Helping students move from being passive recipients of content to active learners is a proven way to strengthen their academic and social-emotional skills. This happens when all members of a school community engage in inquiry-driven practices that help develop shared understandings of child and adolescent development via mutually supportive practices that help students develop socially, emotionally, and academically. Weaving Social-Emotional Learning (SEL) into instruction, and coupling this learning with social justice goals of culturally responsive education supports the teaching of valued skills and mindsets, and helps them take root.

NYC Public Schools has undertaken the nation’s largest administration of a system-wide Social Emotional Screener. This screener provides schools, for the first time, with comprehensive data on students’ SEL competencies. However, most importantly, it provides them with opportunities to reflect on the systems, structures, and practices they have to strengthen those competencies via the instructional core: curriculum, pedagogy, and assessment

While access to academic data has long been available, data identifying students’ SEL competencies is relatively new and schools are, via inquiry-based systems, engaging in learning conversations about the intersectionality of SEL and academics, and how research-based instructional strategies can strengthen those competencies. The work occurring in NYC is to deepen schools’ understanding that all learning is social-emotional learning and that effective inquiry-based systems allow schools to reflect on student outcomes, classroom practices, and schoolwide systems.

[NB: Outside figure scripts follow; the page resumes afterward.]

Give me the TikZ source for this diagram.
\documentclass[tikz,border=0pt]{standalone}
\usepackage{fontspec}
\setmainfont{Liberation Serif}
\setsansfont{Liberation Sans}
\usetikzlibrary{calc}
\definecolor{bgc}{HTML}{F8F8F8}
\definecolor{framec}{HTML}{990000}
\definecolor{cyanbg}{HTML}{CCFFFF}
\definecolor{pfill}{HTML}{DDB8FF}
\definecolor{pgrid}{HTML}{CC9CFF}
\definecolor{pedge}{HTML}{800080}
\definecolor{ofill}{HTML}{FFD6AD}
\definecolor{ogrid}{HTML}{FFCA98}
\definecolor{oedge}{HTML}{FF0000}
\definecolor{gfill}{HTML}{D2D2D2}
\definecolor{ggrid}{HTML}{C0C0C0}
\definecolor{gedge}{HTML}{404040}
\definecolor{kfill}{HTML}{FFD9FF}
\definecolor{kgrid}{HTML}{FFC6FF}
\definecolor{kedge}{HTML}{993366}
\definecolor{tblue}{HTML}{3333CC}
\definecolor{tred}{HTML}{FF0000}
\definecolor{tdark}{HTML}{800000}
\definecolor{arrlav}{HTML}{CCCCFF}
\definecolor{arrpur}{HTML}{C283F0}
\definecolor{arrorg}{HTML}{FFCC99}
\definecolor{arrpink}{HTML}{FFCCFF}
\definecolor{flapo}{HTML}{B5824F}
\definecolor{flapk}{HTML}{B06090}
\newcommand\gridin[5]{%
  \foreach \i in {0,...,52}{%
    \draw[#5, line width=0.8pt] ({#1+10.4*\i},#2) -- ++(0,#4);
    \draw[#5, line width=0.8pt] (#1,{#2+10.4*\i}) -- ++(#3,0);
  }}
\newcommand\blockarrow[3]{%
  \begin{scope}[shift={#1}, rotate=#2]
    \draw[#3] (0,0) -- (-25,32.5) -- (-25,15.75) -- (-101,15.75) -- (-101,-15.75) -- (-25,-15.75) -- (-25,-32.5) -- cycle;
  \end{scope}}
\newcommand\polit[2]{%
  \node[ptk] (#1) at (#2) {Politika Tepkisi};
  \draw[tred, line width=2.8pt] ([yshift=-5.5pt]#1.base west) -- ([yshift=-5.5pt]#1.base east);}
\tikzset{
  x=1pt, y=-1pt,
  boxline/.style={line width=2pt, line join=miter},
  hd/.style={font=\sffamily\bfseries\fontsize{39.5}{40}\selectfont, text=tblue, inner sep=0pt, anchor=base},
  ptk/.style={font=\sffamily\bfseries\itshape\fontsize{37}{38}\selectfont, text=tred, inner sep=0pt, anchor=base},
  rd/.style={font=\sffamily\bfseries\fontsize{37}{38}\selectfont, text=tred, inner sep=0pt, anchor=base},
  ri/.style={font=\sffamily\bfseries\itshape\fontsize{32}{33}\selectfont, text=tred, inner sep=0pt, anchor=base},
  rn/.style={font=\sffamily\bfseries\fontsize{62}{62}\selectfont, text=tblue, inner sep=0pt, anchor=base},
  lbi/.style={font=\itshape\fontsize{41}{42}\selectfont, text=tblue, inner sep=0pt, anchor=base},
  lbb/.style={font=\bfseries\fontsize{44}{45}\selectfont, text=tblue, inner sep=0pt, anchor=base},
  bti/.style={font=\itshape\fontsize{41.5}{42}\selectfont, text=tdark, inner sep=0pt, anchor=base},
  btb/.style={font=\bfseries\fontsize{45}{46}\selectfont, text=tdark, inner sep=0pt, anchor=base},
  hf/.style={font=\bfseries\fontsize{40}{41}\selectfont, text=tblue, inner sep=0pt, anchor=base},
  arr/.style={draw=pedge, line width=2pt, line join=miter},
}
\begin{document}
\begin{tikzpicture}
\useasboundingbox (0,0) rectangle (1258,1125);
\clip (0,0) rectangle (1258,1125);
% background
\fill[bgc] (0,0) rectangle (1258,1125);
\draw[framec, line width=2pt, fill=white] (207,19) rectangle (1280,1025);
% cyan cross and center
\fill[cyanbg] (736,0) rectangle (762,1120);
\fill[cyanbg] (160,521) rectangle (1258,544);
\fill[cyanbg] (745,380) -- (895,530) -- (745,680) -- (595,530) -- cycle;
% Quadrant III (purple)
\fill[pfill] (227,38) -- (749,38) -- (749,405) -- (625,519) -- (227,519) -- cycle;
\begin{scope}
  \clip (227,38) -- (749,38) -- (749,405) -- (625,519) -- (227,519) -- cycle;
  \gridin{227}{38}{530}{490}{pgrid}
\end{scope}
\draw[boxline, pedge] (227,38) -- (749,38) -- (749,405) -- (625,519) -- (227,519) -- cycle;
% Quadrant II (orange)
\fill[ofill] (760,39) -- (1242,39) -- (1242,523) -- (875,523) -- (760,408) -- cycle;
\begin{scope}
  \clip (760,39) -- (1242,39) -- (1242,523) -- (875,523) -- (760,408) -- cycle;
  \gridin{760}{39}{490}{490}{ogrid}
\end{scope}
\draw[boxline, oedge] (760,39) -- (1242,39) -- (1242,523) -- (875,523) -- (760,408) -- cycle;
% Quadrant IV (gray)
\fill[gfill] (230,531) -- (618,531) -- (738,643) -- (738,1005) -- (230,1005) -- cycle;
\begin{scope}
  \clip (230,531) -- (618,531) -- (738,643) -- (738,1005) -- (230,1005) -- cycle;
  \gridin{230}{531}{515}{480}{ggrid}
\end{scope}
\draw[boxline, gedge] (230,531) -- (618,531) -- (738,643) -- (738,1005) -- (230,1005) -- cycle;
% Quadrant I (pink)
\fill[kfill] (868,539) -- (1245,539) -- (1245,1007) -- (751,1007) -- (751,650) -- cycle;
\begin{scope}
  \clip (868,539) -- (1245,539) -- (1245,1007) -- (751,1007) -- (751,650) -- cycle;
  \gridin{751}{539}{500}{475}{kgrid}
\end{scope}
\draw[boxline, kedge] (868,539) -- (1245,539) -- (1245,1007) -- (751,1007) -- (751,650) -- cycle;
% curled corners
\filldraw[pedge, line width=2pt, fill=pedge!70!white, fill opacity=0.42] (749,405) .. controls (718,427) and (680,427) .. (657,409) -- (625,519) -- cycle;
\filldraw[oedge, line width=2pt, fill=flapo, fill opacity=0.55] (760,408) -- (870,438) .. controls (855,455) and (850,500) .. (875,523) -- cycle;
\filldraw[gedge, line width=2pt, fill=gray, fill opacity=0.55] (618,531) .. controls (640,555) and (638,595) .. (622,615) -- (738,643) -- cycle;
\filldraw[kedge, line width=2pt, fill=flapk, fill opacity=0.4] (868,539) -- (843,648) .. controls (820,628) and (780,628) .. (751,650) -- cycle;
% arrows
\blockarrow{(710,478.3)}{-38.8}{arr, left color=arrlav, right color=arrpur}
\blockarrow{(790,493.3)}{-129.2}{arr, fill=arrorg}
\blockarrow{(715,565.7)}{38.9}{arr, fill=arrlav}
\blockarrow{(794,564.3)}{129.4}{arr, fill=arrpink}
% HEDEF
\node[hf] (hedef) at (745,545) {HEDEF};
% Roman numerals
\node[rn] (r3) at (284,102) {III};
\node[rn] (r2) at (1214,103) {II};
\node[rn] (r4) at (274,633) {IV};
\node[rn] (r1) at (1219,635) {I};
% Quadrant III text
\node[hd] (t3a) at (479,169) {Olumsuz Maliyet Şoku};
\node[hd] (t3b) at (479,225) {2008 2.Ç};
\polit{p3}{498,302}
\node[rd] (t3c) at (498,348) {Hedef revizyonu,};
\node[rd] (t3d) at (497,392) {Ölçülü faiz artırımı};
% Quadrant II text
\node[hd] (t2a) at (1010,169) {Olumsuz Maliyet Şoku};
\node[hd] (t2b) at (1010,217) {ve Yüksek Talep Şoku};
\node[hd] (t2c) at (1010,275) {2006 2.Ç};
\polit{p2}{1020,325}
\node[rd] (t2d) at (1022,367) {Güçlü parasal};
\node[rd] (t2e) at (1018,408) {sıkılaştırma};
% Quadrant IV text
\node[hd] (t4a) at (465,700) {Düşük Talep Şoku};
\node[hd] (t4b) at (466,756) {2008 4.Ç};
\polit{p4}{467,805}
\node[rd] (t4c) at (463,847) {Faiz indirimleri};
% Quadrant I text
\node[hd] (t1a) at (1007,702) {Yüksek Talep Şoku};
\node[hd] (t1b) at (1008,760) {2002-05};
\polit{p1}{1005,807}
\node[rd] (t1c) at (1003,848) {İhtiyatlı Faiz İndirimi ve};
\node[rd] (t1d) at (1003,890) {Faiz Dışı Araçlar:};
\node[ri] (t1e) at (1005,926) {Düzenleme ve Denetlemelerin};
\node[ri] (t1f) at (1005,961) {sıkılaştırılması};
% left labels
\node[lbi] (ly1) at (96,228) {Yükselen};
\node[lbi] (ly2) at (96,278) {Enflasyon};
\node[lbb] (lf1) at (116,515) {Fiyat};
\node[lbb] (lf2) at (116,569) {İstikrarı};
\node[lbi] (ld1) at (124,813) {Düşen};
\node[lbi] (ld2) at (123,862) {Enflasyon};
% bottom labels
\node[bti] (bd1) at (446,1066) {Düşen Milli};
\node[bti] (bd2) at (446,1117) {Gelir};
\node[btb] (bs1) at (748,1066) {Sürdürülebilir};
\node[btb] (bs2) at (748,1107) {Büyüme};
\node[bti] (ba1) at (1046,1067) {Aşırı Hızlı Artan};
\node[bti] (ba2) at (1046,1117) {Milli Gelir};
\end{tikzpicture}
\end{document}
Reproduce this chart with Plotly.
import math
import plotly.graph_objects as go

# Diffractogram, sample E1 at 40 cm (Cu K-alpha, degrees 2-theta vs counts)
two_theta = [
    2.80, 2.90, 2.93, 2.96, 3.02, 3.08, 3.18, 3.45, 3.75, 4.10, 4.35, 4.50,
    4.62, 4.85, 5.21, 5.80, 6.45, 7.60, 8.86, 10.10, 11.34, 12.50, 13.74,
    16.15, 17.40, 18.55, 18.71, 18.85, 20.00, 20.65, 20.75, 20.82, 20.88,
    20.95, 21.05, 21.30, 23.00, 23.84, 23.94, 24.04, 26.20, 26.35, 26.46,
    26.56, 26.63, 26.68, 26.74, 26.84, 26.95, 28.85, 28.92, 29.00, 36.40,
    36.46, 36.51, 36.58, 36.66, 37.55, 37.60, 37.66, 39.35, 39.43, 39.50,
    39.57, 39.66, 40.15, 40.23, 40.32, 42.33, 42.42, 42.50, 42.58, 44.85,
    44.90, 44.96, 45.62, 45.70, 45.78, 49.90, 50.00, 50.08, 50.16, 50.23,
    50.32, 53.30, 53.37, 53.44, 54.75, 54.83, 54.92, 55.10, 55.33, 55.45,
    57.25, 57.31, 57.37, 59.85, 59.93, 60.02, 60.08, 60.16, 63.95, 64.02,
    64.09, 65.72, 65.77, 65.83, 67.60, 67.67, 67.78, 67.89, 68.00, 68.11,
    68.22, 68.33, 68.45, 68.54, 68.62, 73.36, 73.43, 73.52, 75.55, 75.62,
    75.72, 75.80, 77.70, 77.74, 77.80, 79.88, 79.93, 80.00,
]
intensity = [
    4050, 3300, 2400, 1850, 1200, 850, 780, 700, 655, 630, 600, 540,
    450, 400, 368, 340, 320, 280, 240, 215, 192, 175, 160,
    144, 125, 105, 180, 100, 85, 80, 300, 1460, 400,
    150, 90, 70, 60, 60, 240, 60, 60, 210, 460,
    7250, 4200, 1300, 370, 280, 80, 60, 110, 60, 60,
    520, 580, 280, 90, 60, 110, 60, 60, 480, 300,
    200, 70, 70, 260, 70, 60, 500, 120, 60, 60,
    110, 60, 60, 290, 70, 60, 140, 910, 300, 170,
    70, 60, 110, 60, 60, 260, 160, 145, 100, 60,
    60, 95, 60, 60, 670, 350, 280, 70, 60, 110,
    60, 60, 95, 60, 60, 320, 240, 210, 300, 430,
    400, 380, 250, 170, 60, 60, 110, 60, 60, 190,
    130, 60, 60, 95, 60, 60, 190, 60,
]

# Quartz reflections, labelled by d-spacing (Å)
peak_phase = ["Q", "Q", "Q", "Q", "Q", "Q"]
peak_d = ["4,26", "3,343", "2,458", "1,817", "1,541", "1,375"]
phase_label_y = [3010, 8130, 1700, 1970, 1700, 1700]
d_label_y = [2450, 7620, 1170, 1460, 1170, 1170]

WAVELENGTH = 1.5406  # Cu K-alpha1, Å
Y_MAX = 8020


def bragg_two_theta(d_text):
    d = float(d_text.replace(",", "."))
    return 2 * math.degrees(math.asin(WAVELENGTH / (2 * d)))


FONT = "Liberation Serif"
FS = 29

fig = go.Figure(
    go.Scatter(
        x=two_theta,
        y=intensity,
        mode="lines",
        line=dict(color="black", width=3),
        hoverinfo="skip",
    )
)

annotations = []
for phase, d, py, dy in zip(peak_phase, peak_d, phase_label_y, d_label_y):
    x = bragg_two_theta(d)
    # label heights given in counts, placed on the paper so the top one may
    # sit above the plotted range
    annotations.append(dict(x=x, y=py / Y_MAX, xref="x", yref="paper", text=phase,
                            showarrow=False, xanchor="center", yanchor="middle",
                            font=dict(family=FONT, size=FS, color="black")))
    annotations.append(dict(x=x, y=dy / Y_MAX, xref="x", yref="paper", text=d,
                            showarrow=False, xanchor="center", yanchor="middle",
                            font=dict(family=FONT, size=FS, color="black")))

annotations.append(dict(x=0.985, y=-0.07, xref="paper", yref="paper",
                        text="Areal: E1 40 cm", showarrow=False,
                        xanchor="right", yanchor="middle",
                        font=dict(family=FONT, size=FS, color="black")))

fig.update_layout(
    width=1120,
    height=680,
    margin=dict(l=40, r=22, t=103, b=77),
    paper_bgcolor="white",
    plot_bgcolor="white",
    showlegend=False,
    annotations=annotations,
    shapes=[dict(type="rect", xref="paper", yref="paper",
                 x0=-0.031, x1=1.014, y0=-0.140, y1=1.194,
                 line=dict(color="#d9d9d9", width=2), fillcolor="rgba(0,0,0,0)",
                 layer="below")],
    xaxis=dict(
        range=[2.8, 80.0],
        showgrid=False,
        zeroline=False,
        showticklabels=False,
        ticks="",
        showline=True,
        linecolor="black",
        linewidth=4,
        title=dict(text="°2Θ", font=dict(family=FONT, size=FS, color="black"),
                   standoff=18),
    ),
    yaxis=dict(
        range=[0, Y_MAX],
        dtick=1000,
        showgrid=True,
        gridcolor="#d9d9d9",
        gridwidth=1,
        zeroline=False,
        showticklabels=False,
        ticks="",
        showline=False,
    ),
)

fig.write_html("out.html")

Thus, we aim to develop the sense of collective efficacy necessary to actualize measurable improvements in student performance, and continually enhance schools’ practices.

Conversational Practice

Attendees with replicate the type of participative decision-making processes that are at the heart of the work being undertaken in New York City. The overarching theory that all learning is social emotional learning, will drive the conversations and allow participants to engage in the adaptive task of unpacking the 8 competencies measured via the SEL Screener and identify the instructional intersections that most naturally align within and across those competencies. Ultimately, participants will be provided with the opportunity to look at sample SEL Screener data and engage in an inquiry-based conversation about the types of Tier 1, Tier 2, or Tier 3 approaches that can and should be considered as a result of their data analysis.